Static Routed IP Network Design
Applies To: Windows Server 2008, Windows Server 2008 R2
A static routed IP environment is best suited to a small, single-path, static IP network:
A small internetwork is defined as 2 to 10 subnets.
Single-path means that there is only one path for packets to travel between any two endpoints on the internetwork.
Static means that the topology of the internetwork does not change over time.
Candidates for a static routed environment include:
A small business.
A home office IP internetwork.
A branch office with a single subnet.
Rather than running a routing protocol across a typically low-bandwidth WAN link, a single default route at the branch office router ensures that all traffic not destined for a computer on the branch office network is routed to the main office.
The disadvantages of static routing are:
- No fault tolerance. If a router or link fails, static routers cannot sense the fault and inform other routers of the fault.
While this can be a concern in large corporate internetworks, a small office (with two routers and three networks based on LAN links) typically does not fail often enough to justify deploying a multipath topology and a routing protocol.
- Administrative overhead. If a new subnet is added or removed from the internetwork, routes to the new subnet must be manually added or removed. If a new router is added, it must be properly configured for the routes of the internetwork.
Static routing design considerations
Consider the following design issues before you implement static routing.
Peripheral router configuration
To simplify configuration, you can configure peripheral routers with a default route that points to the neighboring router. A peripheral router is a router attached to multiple networks, only one of which has a neighboring router.
Default routes and routing loops
We recommend that you do not configure two neighboring routers with default routes that are pointing to each other. A default route passes all traffic that is not on a directly connected network to the configured router. Two routers that have default routes pointing to each other can produce a routing loop that makes destinations unreachable.

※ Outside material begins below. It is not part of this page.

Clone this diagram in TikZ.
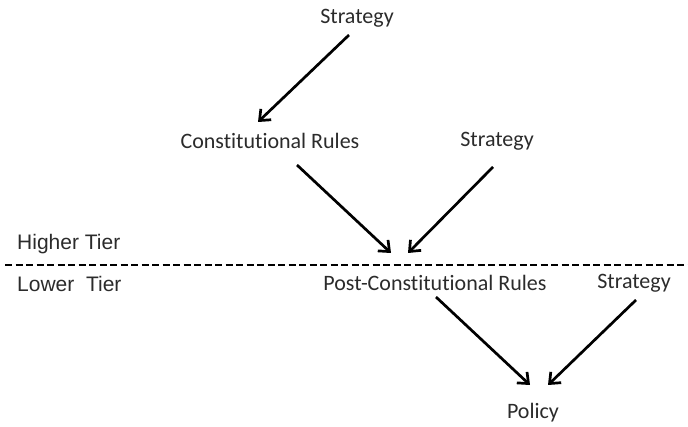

You can implement static routing across demand-dial links in one of two ways:
You can configure a default route on the branch office router that uses the demand-dial interface. The advantage of a default route is that a single route only needs to be added once. The disadvantage of a default route is that any traffic —including traffic for unreachable destinations — that is not on the branch office network causes the branch office router to call the main office.

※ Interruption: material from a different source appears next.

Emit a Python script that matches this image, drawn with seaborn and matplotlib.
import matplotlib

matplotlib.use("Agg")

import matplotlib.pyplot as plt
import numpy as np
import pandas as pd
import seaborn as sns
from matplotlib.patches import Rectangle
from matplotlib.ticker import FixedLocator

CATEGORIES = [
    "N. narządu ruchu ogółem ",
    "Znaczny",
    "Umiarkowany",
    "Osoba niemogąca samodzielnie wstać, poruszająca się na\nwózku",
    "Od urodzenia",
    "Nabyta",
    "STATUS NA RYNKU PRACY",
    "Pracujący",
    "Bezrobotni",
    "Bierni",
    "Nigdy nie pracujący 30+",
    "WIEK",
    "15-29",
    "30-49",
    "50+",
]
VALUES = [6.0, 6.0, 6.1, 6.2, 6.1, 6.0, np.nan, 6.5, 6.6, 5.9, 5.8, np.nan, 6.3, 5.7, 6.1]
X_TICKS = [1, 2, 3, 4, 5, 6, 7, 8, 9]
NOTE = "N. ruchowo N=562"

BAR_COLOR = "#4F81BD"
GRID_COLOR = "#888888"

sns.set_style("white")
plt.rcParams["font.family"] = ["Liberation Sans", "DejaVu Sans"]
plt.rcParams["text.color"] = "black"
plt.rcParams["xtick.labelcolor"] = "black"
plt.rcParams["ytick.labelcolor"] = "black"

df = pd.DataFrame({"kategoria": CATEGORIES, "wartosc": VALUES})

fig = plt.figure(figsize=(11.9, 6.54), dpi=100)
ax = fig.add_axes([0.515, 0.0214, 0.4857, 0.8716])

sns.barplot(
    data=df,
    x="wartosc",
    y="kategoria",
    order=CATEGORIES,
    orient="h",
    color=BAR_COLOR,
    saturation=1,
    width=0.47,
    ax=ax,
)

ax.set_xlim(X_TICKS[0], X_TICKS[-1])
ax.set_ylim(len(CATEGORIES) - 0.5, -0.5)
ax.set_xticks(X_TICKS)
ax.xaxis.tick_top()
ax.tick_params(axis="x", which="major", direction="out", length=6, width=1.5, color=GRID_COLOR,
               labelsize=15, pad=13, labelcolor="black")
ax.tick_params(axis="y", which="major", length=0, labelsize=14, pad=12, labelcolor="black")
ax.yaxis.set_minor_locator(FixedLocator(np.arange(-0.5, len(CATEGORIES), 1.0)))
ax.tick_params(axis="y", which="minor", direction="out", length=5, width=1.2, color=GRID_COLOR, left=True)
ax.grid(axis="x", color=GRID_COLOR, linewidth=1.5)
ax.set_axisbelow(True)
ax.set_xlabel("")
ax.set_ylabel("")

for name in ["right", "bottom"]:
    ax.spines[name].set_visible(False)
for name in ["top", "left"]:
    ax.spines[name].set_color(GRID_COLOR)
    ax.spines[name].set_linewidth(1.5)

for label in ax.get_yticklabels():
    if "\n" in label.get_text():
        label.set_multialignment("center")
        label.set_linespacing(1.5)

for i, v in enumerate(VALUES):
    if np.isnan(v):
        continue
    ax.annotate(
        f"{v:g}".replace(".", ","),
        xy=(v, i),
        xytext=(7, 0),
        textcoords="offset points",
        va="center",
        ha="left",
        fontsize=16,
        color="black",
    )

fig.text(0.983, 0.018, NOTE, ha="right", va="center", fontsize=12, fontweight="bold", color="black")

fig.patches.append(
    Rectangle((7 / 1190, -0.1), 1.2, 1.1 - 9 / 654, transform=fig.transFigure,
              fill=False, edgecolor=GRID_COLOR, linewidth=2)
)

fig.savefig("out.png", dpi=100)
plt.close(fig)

Auto-static routes are static routes that are automatically added to the routing table for a router after routes are requested across a demand-dial connection by using the RIP-for-IP routing protocol. The advantage of auto-static routes is that unreachable destinations do not cause the router to call the main office. The disadvantage of auto-static routes is that they must be periodically updated to reflect the networks that are reachable at the main office. If a new network is added to the main office and the branch office has not performed an auto-static update, all destinations on the new main office network are unreachable from the branch office.